Of course, I have also learned a great deal from Dave Bull, through his online presence. His generosity with sharing his working processes never ceases to amaze me. When I read about your [Tanuki Print’s John Amoss] month-long stay at his shop in Tokyo where you could be part of his printing workshop there, I was so envious!
I had never seen a Western (non-Japanese) mokuhanga print before coming across Elaine Chandler’s print “Early One Morning” in the catalog for McClain’s Printmaking Supplies in 2005 . That print was what inspired me to learn how to do mokuhanga— I just loved the image so much and still do.
Is there is something that you’d like to know more how to do, and if so, what would that/those thing/s be?
I would like to learn how to be more methodical. Please tell me, does anyone teach a workshop in that? I would also like to learn some methods for handling larger prints- printing mokuhanga with larger sheets of paper and the logistics of that.
How do you communicate to the public about what you do?

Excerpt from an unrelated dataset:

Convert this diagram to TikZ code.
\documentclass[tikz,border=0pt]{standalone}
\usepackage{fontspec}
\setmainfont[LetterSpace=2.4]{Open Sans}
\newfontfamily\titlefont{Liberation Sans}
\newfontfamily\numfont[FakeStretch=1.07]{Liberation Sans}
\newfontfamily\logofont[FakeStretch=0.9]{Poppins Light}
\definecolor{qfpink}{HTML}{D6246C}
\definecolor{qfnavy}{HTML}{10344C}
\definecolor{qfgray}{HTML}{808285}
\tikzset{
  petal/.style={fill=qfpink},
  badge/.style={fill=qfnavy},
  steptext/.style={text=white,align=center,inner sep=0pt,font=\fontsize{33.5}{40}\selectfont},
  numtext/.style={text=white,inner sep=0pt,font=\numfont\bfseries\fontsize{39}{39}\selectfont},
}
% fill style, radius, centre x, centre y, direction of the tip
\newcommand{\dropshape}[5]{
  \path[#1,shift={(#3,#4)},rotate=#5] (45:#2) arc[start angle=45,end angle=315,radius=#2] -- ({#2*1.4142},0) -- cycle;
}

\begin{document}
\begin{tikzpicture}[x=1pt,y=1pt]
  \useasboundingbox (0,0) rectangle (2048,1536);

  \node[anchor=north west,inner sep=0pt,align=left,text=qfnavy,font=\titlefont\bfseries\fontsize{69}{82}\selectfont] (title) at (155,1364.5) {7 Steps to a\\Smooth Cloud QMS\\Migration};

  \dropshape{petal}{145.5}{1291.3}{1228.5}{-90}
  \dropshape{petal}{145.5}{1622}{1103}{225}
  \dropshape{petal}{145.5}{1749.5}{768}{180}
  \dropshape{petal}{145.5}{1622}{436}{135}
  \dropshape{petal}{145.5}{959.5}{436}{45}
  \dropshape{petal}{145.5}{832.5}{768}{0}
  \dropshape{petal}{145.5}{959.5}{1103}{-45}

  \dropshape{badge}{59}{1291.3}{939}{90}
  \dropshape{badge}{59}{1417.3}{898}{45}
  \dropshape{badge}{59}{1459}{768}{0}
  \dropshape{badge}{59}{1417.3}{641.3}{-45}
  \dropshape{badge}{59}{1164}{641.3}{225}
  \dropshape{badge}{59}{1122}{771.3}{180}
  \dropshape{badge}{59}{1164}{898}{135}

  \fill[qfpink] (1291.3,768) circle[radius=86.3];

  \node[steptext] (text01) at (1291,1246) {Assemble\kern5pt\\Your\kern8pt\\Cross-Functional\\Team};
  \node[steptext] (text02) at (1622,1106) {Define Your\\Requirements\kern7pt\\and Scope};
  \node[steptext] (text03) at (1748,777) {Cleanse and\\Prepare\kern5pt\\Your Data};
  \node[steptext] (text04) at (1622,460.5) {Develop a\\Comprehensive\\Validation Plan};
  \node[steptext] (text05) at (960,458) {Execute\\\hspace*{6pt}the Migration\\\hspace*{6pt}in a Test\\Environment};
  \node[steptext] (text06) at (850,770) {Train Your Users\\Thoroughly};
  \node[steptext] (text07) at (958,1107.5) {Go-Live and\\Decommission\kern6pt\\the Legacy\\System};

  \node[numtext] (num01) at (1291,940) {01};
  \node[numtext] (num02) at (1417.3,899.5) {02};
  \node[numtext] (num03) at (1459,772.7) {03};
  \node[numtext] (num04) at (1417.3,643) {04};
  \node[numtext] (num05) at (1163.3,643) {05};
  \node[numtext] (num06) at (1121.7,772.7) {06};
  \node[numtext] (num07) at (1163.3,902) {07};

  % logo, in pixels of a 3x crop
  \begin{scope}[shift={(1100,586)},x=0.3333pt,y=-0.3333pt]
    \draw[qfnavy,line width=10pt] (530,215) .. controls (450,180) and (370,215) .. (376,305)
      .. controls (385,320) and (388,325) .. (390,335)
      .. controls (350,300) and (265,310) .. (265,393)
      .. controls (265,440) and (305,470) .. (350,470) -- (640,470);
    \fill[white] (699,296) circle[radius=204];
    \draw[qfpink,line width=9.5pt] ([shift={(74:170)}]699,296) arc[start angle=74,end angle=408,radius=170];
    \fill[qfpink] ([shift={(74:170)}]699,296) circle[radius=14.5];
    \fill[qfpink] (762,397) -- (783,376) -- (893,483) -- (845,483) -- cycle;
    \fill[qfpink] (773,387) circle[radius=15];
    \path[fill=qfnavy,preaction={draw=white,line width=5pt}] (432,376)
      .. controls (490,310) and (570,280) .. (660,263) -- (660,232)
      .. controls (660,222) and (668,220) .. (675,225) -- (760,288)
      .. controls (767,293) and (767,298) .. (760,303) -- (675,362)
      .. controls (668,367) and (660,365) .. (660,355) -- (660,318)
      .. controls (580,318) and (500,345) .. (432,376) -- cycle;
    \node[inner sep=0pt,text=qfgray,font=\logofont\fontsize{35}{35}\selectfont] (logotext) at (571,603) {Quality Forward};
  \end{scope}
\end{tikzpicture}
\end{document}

My favorite way is to take my work to art fairs and festivals, where I set up my booth along with 100-200 other artists and crafters. Printmaking is often its own separate category at those events, and there are very few other printmakers, so we always stand out. I always get lots of fascinating feedback and questions about my process, and people buy my work there too!

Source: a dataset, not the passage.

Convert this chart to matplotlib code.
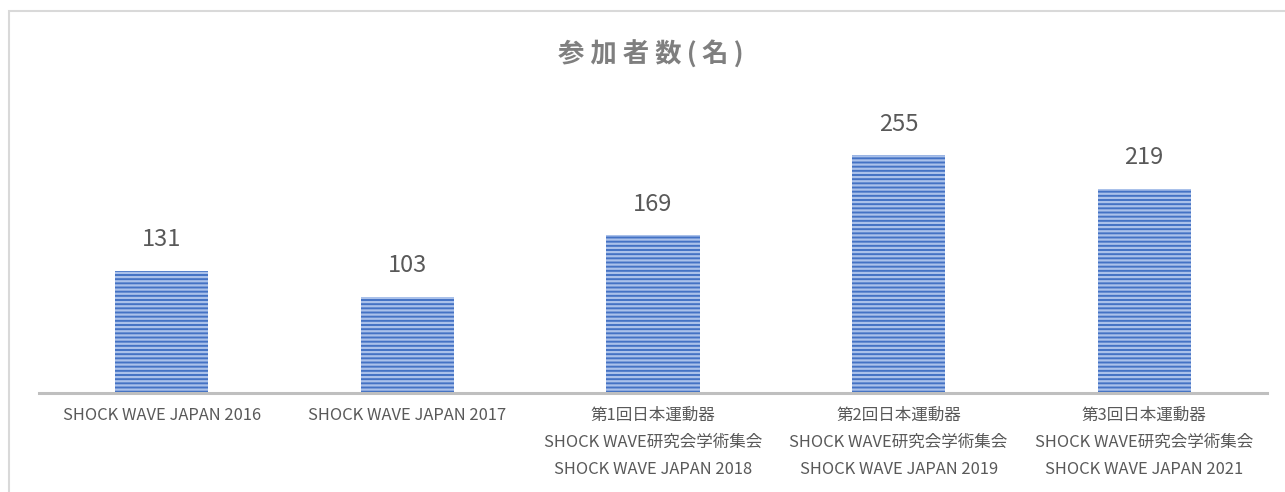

Here’s a ‘softball question’: What is it about mokuhanga that you love? What aspects of yourself attracts you to this difficult process?
I love the elegance of it. All the natural qualities of wood, water, and paper work together to make it happen, with very simple materials but with incredible nuance. It’s such an especially good medium for depicting atmosphere in landscape images- the way a simple bokashi can create a sky full of depth and light, for example.
I do have a lot of reverence for the traditional mokuhanga methods, although I myself have only learned a bit. I would love to learn in depth from a Japanese craftsman or from Dave Bull in Tokyo. However, I also love the fact that it allows for non-traditional experimentation and a lot of individual expression. I am the kind of person that questions “the way things are done” generally, and I always love to find new ways that suit me better. Mokuhanga, for all its difficulties and trickiness, does allow this. Maybe that is even one aspect of its elegance!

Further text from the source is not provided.